Give nothing except the number of lines containing the word "matplotlib".

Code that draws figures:

○ ○ ○

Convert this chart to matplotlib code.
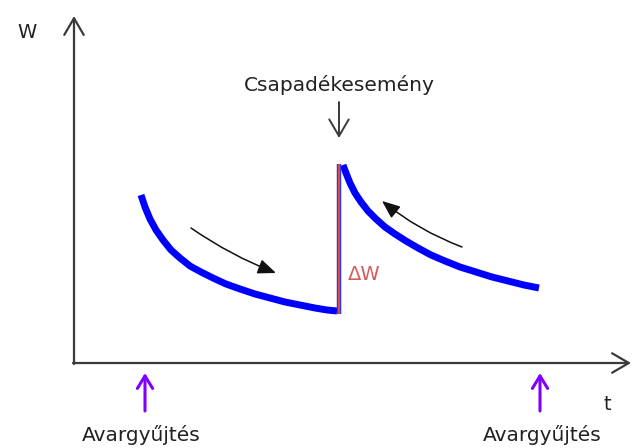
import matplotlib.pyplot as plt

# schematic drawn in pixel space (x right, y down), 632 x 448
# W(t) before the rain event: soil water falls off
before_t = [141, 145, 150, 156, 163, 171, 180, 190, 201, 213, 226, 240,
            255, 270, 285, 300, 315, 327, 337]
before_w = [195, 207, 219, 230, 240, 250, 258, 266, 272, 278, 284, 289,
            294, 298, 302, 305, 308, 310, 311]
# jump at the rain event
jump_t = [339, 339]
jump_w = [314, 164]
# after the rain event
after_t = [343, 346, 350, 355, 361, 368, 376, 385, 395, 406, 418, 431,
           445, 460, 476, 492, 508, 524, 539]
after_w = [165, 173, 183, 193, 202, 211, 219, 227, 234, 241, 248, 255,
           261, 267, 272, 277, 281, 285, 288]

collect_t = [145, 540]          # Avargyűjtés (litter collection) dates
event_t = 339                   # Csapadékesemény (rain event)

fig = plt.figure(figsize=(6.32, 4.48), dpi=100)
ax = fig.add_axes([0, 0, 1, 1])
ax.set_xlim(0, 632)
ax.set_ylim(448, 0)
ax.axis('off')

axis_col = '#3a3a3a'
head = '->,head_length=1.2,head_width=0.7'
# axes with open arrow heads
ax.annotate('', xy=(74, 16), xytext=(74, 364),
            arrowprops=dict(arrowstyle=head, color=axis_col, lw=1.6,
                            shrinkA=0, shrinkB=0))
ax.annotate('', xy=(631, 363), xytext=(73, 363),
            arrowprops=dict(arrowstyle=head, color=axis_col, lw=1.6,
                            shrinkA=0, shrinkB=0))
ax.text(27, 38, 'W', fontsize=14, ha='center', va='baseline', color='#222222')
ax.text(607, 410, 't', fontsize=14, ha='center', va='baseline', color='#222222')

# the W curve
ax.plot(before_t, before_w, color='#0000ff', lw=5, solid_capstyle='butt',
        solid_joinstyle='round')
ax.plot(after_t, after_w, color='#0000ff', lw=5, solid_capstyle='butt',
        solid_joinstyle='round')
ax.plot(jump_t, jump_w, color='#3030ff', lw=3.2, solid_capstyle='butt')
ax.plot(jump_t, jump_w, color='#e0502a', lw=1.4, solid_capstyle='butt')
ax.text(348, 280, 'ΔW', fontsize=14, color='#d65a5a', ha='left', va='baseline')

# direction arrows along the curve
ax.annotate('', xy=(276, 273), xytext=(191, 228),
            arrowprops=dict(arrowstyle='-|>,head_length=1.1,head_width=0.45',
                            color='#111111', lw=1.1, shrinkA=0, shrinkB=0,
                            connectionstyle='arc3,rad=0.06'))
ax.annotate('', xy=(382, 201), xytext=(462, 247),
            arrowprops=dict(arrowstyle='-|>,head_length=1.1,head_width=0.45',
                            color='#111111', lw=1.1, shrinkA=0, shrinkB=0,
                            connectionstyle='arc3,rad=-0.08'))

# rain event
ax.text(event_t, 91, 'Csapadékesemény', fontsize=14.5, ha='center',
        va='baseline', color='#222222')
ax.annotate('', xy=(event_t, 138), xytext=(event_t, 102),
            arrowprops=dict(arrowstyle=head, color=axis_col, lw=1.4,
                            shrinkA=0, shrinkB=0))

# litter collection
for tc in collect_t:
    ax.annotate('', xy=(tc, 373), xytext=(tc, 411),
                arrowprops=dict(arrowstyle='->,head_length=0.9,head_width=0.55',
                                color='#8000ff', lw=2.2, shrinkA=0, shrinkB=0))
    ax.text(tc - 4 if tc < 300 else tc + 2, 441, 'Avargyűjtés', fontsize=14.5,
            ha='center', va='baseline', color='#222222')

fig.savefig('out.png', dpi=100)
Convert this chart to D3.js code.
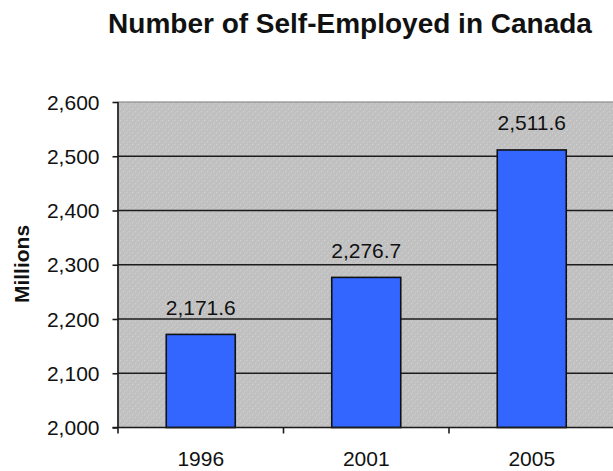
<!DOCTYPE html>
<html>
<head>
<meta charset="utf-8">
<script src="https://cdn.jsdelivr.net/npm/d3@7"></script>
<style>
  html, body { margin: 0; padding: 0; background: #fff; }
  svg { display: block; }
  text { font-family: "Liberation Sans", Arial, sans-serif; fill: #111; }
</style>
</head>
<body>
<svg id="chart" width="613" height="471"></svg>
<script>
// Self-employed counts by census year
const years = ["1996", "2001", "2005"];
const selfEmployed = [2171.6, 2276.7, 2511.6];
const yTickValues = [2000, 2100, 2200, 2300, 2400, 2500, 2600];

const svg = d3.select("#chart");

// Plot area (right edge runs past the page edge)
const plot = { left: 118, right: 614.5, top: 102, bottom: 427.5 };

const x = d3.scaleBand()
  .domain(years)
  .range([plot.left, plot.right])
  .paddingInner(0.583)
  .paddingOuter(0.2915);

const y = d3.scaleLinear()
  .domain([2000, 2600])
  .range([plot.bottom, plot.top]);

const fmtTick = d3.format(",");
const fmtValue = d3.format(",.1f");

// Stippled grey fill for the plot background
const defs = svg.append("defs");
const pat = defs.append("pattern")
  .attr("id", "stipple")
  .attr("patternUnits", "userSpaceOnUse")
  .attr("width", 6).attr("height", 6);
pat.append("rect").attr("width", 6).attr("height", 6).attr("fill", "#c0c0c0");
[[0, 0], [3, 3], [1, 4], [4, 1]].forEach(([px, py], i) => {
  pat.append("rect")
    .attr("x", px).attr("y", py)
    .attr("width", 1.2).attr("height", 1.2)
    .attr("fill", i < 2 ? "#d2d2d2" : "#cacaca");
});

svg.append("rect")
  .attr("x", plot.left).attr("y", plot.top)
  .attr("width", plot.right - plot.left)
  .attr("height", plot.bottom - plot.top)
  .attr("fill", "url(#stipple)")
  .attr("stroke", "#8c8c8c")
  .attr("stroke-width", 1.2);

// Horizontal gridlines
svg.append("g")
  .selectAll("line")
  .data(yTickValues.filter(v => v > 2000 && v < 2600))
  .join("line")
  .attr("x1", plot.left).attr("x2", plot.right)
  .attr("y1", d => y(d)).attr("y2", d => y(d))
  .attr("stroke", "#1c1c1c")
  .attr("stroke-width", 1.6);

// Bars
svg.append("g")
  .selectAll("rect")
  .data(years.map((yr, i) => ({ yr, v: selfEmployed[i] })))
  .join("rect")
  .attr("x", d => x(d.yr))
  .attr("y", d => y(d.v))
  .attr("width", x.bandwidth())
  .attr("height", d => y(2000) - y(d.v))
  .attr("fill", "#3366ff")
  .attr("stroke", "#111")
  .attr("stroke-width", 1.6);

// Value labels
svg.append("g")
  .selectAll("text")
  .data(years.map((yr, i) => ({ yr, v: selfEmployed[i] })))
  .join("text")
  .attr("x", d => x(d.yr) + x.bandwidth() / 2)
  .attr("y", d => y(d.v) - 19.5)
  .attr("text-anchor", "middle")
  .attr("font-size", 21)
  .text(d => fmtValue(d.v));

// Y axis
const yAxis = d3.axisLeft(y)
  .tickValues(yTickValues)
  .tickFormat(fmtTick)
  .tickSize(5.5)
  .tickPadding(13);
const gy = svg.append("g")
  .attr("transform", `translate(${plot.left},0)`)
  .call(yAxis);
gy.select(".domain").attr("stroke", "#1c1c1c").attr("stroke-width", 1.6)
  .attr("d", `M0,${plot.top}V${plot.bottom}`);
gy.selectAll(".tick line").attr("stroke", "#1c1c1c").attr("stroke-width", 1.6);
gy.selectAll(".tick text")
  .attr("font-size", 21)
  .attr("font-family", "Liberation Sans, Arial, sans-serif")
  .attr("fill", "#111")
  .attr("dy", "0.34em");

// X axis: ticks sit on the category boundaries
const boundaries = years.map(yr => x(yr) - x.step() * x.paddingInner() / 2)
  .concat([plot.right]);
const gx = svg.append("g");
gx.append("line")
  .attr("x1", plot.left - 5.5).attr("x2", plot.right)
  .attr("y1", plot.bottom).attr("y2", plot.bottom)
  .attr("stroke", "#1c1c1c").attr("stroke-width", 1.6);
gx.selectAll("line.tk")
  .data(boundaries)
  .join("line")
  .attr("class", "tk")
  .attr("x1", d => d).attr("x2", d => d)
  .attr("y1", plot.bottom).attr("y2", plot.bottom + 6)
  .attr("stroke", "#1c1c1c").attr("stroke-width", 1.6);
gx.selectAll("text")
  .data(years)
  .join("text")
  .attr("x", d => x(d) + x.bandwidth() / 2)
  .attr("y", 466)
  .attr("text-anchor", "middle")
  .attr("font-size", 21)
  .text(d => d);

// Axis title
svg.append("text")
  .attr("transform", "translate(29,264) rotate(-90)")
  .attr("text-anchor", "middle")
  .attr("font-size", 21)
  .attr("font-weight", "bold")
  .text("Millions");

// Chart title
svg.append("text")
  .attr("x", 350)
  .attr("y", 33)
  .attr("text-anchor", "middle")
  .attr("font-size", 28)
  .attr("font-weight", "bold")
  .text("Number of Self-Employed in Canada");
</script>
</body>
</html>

○ ○ ○

:: RESPONSE BELOW ::
2